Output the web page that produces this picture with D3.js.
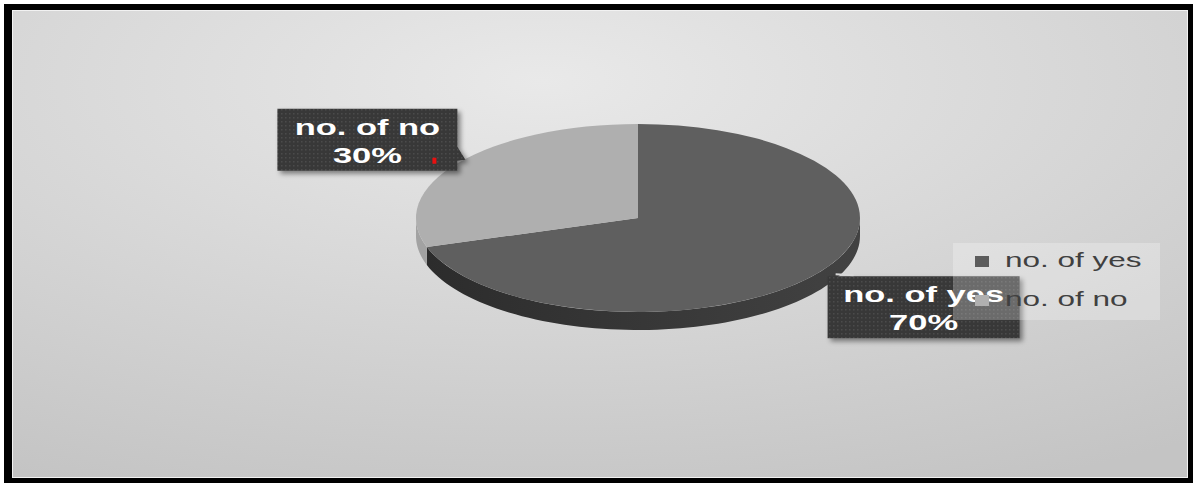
<!DOCTYPE html>
<html>
<head>
<meta charset="utf-8">
<script src="https://cdn.jsdelivr.net/npm/d3@7"></script>
<style>
  html, body { margin: 0; padding: 0; background: #ffffff; }
  svg { display: block; }
</style>
</head>
<body>
<script>
// Survey answers
const categories = ["no. of yes", "no. of no"];
const values = [70, 30];

// Slice styling
const topColors = ["#5f5f5f", "#afafaf"];
const sideColors = ["#363636", "#a2a2a2"];
const legendColors = ["#5c5c5c", "#b0b0b0"];

const W = 1193, H = 483;
const svg = d3.select("body").append("svg")
  .attr("width", W).attr("height", H)
  .attr("font-family", "'Liberation Sans', Arial, sans-serif");

const defs = svg.append("defs");

// Chart-area background: soft grey radial wash
const bg = defs.append("radialGradient").attr("id", "bgGrad")
  .attr("cx", "45%").attr("cy", "15%").attr("r", "95%");
bg.append("stop").attr("offset", "0%").attr("stop-color", "#e9e9e9");
bg.append("stop").attr("offset", "100%").attr("stop-color", "#c4c4c4");

// Dotted texture for the data-label callouts
const pat = defs.append("pattern").attr("id", "dots")
  .attr("width", 4).attr("height", 4).attr("patternUnits", "userSpaceOnUse");
pat.append("rect").attr("width", 4).attr("height", 4).attr("fill", "#383838");
pat.append("rect").attr("x", 1).attr("y", 1).attr("width", 1.5).attr("height", 1.5).attr("fill", "#4c4c4c");

// Drop shadow for the callouts
const sh = defs.append("filter").attr("id", "shadow")
  .attr("x", "-20%").attr("y", "-20%").attr("width", "150%").attr("height", "160%");
sh.append("feDropShadow").attr("dx", 3).attr("dy", 3).attr("stdDeviation", 2.5)
  .attr("flood-color", "#000").attr("flood-opacity", 0.45);

// Side shading for the pie wall
const sideGrad = defs.append("linearGradient").attr("id", "sideGrad")
  .attr("x1", "0%").attr("x2", "100%").attr("y1", "0%").attr("y2", "0%");
sideGrad.append("stop").attr("offset", "0%").attr("stop-color", "#2c2c2c");
sideGrad.append("stop").attr("offset", "100%").attr("stop-color", "#424242");

// Frame
svg.append("rect").attr("x", 4).attr("y", 4).attr("width", W - 4).attr("height", H - 4).attr("fill", "#000");
svg.append("rect").attr("x", 12).attr("y", 10).attr("width", 1176).attr("height", 468).attr("fill", "#f2f2f2");
svg.append("rect").attr("x", 13).attr("y", 11).attr("width", 1174).attr("height", 466).attr("fill", "url(#bgGrad)");

// Pie geometry (tilted disc)
const cx = 638, cy = 218, rx = 222, ry = 94, depth = 18;
const total = d3.sum(values);
const pie = d3.pie().sort(null).value(d => d.value);
const arcs = pie(categories.map((c, i) => ({ name: c, value: values[i], i })));

const pt = (a, r = 1) => [cx + rx * r * Math.sin(a), cy - ry * r * Math.cos(a)];

function sidePath(a0, a1) {
  const s = Math.max(a0, Math.PI / 2), e = Math.min(a1, 3 * Math.PI / 2);
  if (e <= s) return null;
  const n = 80, top = [];
  for (let k = 0; k <= n; k++) top.push(pt(s + (e - s) * k / n));
  const bottom = top.slice().reverse().map(p => [p[0], p[1] + depth]);
  return d3.line()(top.concat(bottom)) + "Z";
}

const pieG = svg.append("g");

// Walls
arcs.forEach(d => {
  const p = sidePath(d.startAngle, d.endAngle);
  if (p) pieG.append("path").attr("d", p)
    .attr("fill", d.data.i === 0 ? "url(#sideGrad)" : sideColors[d.data.i]);
});

// Top faces
const arcGen = d3.arc().innerRadius(0).outerRadius(rx);
pieG.append("g")
  .attr("transform", `translate(${cx},${cy}) scale(1,${ry / rx})`)
  .selectAll("path").data(arcs).join("path")
  .attr("d", arcGen)
  .attr("fill", d => topColors[d.data.i]);

// Data-label callouts, anchored at each slice's mid-angle on the rim
const sx = 1.5; // horizontal text stretch
const labelLayout = [
  { dx: 10, dy: 3, w: 192, h: 62, side: "br" },   // yes: box below-right of anchor
  { dx: -181, dy: -54, w: 180, h: 62, side: "tl" } // no: box above-left of anchor
];

const labelG = svg.append("g");
arcs.forEach(d => {
  const mid = (d.startAngle + d.endAngle) / 2;
  const [ax, ay] = pt(mid);
  const L = labelLayout[d.data.i];
  const x0 = ax + L.dx, y0 = ay + L.dy;
  const g = labelG.append("g").attr("filter", "url(#shadow)");
  if (L.side === "tl") {
    g.append("path")
      .attr("d", `M${x0},${y0}H${x0 + L.w}V${y0 + 38}L${ax + 7},${ay - 3}L${x0 + L.w},${y0 + L.h - 10}V${y0 + L.h}H${x0}Z`)
      .attr("fill", "url(#dots)");
  } else {
    g.append("rect").attr("x", x0).attr("y", y0).attr("width", L.w).attr("height", L.h)
      .attr("fill", "url(#dots)");
  }
  const pct = Math.round(d.data.value / total * 100) + "%";
  const cxT = x0 + L.w / 2;
  [d.data.name, pct].forEach((t, k) => {
    labelG.append("text")
      .attr("transform", `translate(${cxT},${y0 + 26 + k * 28}) scale(${sx},1)`)
      .attr("text-anchor", "middle")
      .attr("font-size", 23).attr("font-weight", "bold")
      .attr("fill", "#ffffff")
      .text(t);
  });
  if (L.side === "br") {
    labelG.append("line")
      .attr("x1", ax + 18).attr("y1", ay + 1).attr("x2", ax + 36).attr("y2", ay + 2)
      .attr("stroke", "#d8d8d8").attr("stroke-width", 2);
  } else {
    labelG.append("rect").attr("x", x0 + 155).attr("y", y0 + 49).attr("width", 4).attr("height", 6)
      .attr("fill", "#e81010");
  }
});

// Legend (translucent panel drawn over the plot)
const legendG = svg.append("g");
legendG.append("rect").attr("x", 953).attr("y", 243).attr("width", 207).attr("height", 77)
  .attr("fill", "#ffffff").attr("fill-opacity", 0.26);
categories.forEach((c, i) => {
  const y = 256 + i * 39;
  legendG.append("rect").attr("x", 975).attr("y", y).attr("width", 14).attr("height", 11)
    .attr("fill", legendColors[i]);
  legendG.append("text")
    .attr("transform", `translate(1005,${y + 11}) scale(${sx},1)`)
    .attr("font-size", 21).attr("fill", "#404040")
    .text(c);
});
</script>
</body>
</html>
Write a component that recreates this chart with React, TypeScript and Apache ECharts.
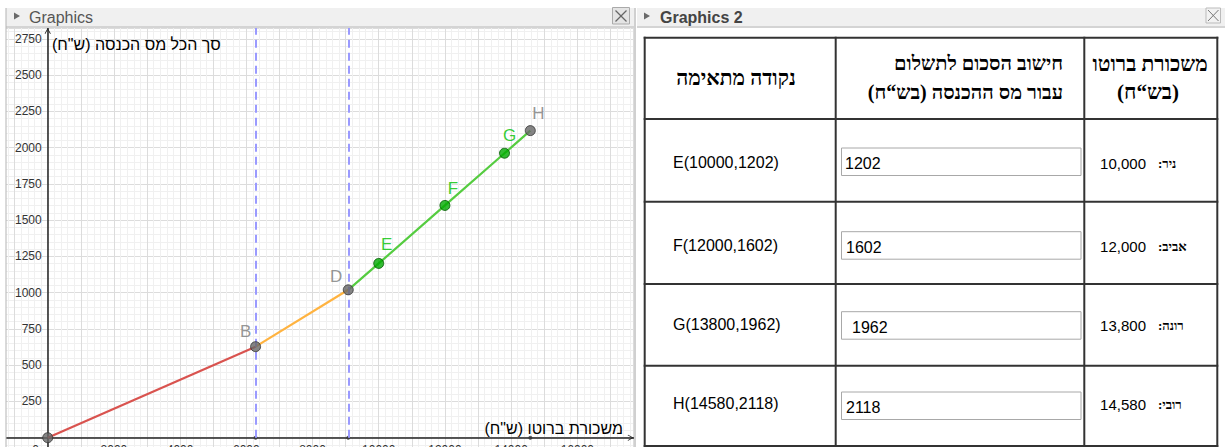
import React, { useEffect, useRef } from "react";
import * as echarts from "echarts";

// ---- data ----
const breakX = [0, 6280, 9080];
const breakY = [0, 628, 1020];
const breakNames = ["", "B", "D"];
const salaries = [10000, 12000, 13800, 14580];
const taxes = [1202, 1602, 1962, 2118];
const pointNames = ["E", "F", "G", "H"];
const people = ["ניר:", "אביב:", "רונה:", "רובי:"];
const xTickStep = 2000;
const yTickStep = 250;
const xAxisTitle = 'משכורת ברוטו (ש"ח)';
const yAxisTitle = 'סך הכל מס הכנסה (ש"ח)';
const headerPoint = "נקודה מתאימה";
const headerCalc = ["חישוב הסכום לתשלום", "עבור מס ההכנסה (בש“ח)"];
const headerSalary = ["משכורת ברוטו", "(בש“ח)"];

const RLM = "\u200F";
const rtl = (s: string) => RLM + s + RLM;

const SANS = "'Liberation Sans', Arial, 'DejaVu Sans', sans-serif";
const SERIF = "'Liberation Serif', 'Times New Roman', 'DejaVu Serif', serif";

// label offsets (px) relative to point centre
const labelOffsets: Record<string, [number, number]> = {
  B: [-10, -15],
  D: [-12, -13],
  E: [8, -19],
  F: [8, -17],
  G: [5, -18],
  H: [8, -17],
};

export default function App() {
  const ref = useRef<HTMLDivElement>(null);
  useEffect(() => {
    if (!ref.current) return;
    const chart = echarts.init(ref.current, null, { renderer: "svg" });

    const grayPts = [
      ...breakX.map((x, i) => ({ name: breakNames[i], value: [x, breakY[i]] })),
      { name: pointNames[3], value: [salaries[3], taxes[3]] },
    ];
    const greenPts = pointNames.slice(0, 3).map((n, i) => ({ name: n, value: [salaries[i], taxes[i]] }));
    const ptLabel = (color: string) => (d: any) => {
      const off = labelOffsets[d.name];
      return {
        ...d,
        label: off
          ? { show: true, position: "inside", offset: off, formatter: "{b}", color, fontSize: 17, fontFamily: SANS }
          : { show: false },
      };
    };

    // ---- panel chrome and table ----
    const g: any[] = [];
    const rect = (x: number, y: number, w: number, h: number, fill: string, stroke?: string, lw = 1) =>
      g.push({ type: "rect", z: 100, shape: { x, y, width: w, height: h }, style: { fill, stroke: stroke || null, lineWidth: lw }, silent: true });
    const line = (x1: number, y1: number, x2: number, y2: number, stroke: string, lw = 1) =>
      g.push({ type: "line", z: 101, shape: { x1, y1, x2, y2 }, style: { stroke, lineWidth: lw }, silent: true });
    const text = (t: string, x: number, y: number, o: any = {}) =>
      g.push({
        type: "text", z: 102, x, y, silent: true,
        style: { text: t, fontSize: o.size || 16, fontFamily: o.family || SANS, fontWeight: o.weight || "normal", fill: o.fill || "#000", align: o.align || "left", verticalAlign: "middle" },
      });

    rect(0, 0, 6, 447, "#fff");
    rect(0, 0, 1225, 8, "#fff");
    rect(6, 8, 628, 18, "#f0f0f0");
    rect(6, 26, 628, 2, "#d4d4d4");
    rect(5.5, 8, 1, 439, "#b4b4b4");
    g.push({ type: "polygon", z: 102, shape: { points: [[14, 12.5], [20, 16], [14, 19.5]] }, style: { fill: "#6a6a6a" }, silent: true });
    text("Graphics", 29, 17, { fill: "#555" });
    rect(612.5, 7.5, 17, 16.5, "#e4e4e4", "#aaa");
    line(615.5, 10.5, 626.5, 21.5, "#666", 1.2);
    line(626.5, 10.5, 615.5, 21.5, "#666", 1.2);

    rect(636, 8, 589, 439, "#fff");
    rect(634, 8, 2, 439, "#d0d0d0");
    rect(637, 8, 588, 18, "#f0f0f0");
    rect(637, 26, 588, 2, "#d4d4d4");
    g.push({ type: "polygon", z: 102, shape: { points: [[644, 12.5], [650, 16], [644, 19.5]] }, style: { fill: "#6a6a6a" }, silent: true });
    text("Graphics 2", 660, 17, { fill: "#444", weight: "bold" });
    rect(1206, 8, 14.5, 15, "#f2f2f2", "#bbb");
    line(1208, 10, 1218.5, 21, "#777", 1);
    line(1218.5, 10, 1208, 21, "#777", 1);

    const colX = [644.7, 835.7, 1084.3, 1217.3];
    const rowY = [37.7, 119, 201.7, 284, 365.7, 446];
    colX.forEach((x) => line(x, rowY[0] - 1, x, 447, "#333", 2));
    rowY.forEach((y) => line(colX[0] - 1, y, colX[3] + 1, y, "#333", 2));

    text(rtl(headerPoint), 736, 78, { family: SERIF, weight: "bold", size: 21, align: "center" });
    text(rtl(headerCalc[0]), 1063, 63, { family: SERIF, weight: "bold", size: 20, align: "right" });
    text(rtl(headerCalc[1]), 1063, 92, { family: SERIF, weight: "bold", size: 20, align: "right" });
    text(rtl(headerSalary[0]), 1150, 64, { family: SERIF, weight: "bold", size: 21, align: "center" });
    text(rtl(headerSalary[1]), 1148, 92, { family: SERIF, weight: "bold", size: 21, align: "center" });

    const textY = [162.5, 245, 324.5, 403.5];
    const boxY = [148, 231.7, 311.7, 392];
    const boxTextX = [845, 846, 852, 846];
    salaries.forEach((s, i) => {
      text(`${pointNames[i]}(${s},${taxes[i]})`, 673, textY[i], { size: 16 });
      rect(841.5, boxY[i], 239.5, 27.5, "#fff", "#a8a8a8");
      text(String(taxes[i]), boxTextX[i], boxY[i] + 15.5, { size: 16 });
      text(s.toLocaleString("en-US"), 1146, textY[i] + 1, { size: 15, align: "right" });
      text(rtl(people[i]), 1158, textY[i] + 1, { size: 13, family: SERIF, weight: "bold" });
    });

    text(rtl(yAxisTitle), 52, 44, { size: 16 });
    text(rtl(xAxisTitle), 623, 428, { size: 16, align: "right" });

    const chevron = "path://M0,9 L5,0 L10,9 L9,9.8 L5,2.6 L1,9.8 Z";

    chart.setOption({
      animation: false,
      grid: { left: -18.5, right: 591.4, top: 28.1, bottom: -26.95, containLabel: false, outerBoundsMode: "none" },
      xAxis: {
        type: "value", min: -2000, max: 17700, interval: 1000, position: "bottom", offset: -36.25,
        axisLine: { show: true, onZero: false, lineStyle: { color: "#222", width: 1.5 }, symbol: ["none", chevron], symbolSize: [9, 6], symbolOffset: [0, -3] },
        axisTick: { show: false },
        axisLabel: {
          margin: 6, fontSize: 12, color: "#333", fontFamily: SANS,
          formatter: (v: number) => (v === 0 ? "{z|0}" : v > 0 && v % xTickStep === 0 ? String(v) : ""),
          rich: { z: { fontSize: 12, color: "#333", fontFamily: SANS, padding: [0, 24, 0, 0] } },
        },
        splitLine: { show: true, lineStyle: { color: "#dcdcdc", width: 1 } },
        minorTick: { show: false, splitNumber: 5 },
        minorSplitLine: { show: true, lineStyle: { color: "#f0f0f0", width: 1 } },
      },
      yAxis: {
        type: "value", min: -250, max: 2825, interval: 250, position: "left", offset: -66.2,
        axisLine: { show: true, onZero: false, lineStyle: { color: "#222", width: 1.5 }, symbol: ["none", chevron], symbolSize: [9, 6], symbolOffset: [0, -3] },
        axisTick: { show: false },
        axisLabel: {
          margin: 6, fontSize: 12, color: "#333", fontFamily: SANS,
          formatter: (v: number) => (v > 0 && v % yTickStep === 0 ? String(v) : ""),
        },
        splitLine: { show: true, lineStyle: { color: "#dcdcdc", width: 1 } },
        minorTick: { show: false, splitNumber: 5 },
        minorSplitLine: { show: true, lineStyle: { color: "#f0f0f0", width: 1 } },
      },
      series: [
        {
          type: "line", data: [[breakX[0], breakY[0]], [breakX[1], breakY[1]]], symbol: "none",
          lineStyle: { color: "#d9534f", width: 2.2 }, z: 3,
          markLine: {
            silent: true, symbol: ["none", "none"], label: { show: false },
            lineStyle: { color: "#9a9aff", type: [8, 5], width: 2 },
            data: [1, 2].map((i) => [{ coord: [breakX[i], 0] }, { coord: [breakX[i], 2825] }]),
          },
        },
        { type: "line", data: [[breakX[1], breakY[1]], [breakX[2], breakY[2]]], symbol: "none", lineStyle: { color: "#ffb340", width: 2.2 }, z: 3 },
        {
          type: "line", data: [[breakX[2], breakY[2]], ...salaries.map((s, i) => [s, taxes[i]])], symbol: "none",
          lineStyle: { color: "#55cc40", width: 2.2 }, z: 3,
        },
        {
          type: "scatter", data: [[breakX[1], 0], [breakX[2], 0], [salaries[3], 0]], symbolSize: 4,
          itemStyle: { color: "#333" }, z: 4,
        },
        {
          type: "scatter", data: grayPts.map(ptLabel("#7a7a7a")), symbolSize: 10,
          itemStyle: { color: "#666", borderColor: "#333", borderWidth: 1 }, z: 5,
        },
        {
          type: "scatter", data: greenPts.map(ptLabel("#00c000")), symbolSize: 10,
          itemStyle: { color: "#00aa00", borderColor: "#005500", borderWidth: 1 }, z: 5,
        },
      ],
      graphic: g,
    });
    return () => chart.dispose();
  }, []);
  return <div ref={ref} style={{ position: "fixed", left: 0, top: 0, width: 1225, height: 447, background: "#fff" }} />;
}
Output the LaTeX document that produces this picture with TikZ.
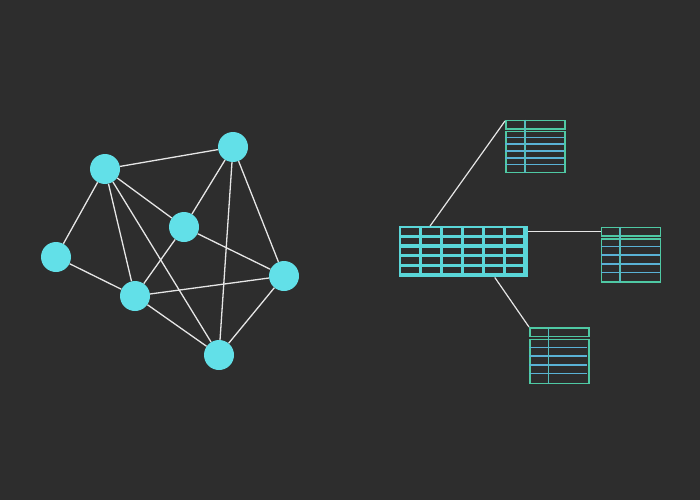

.....

**Exercise description:**
Omit all pictures, and reproduce exactly the lines from the one holding "Write a component" through the one holding "import * as", both included.

**Task output:**
Write a component that recreates this chart with React, TypeScript and Apache ECharts.
import React, { useEffect, useRef } from "react";
import * as echarts from "echarts";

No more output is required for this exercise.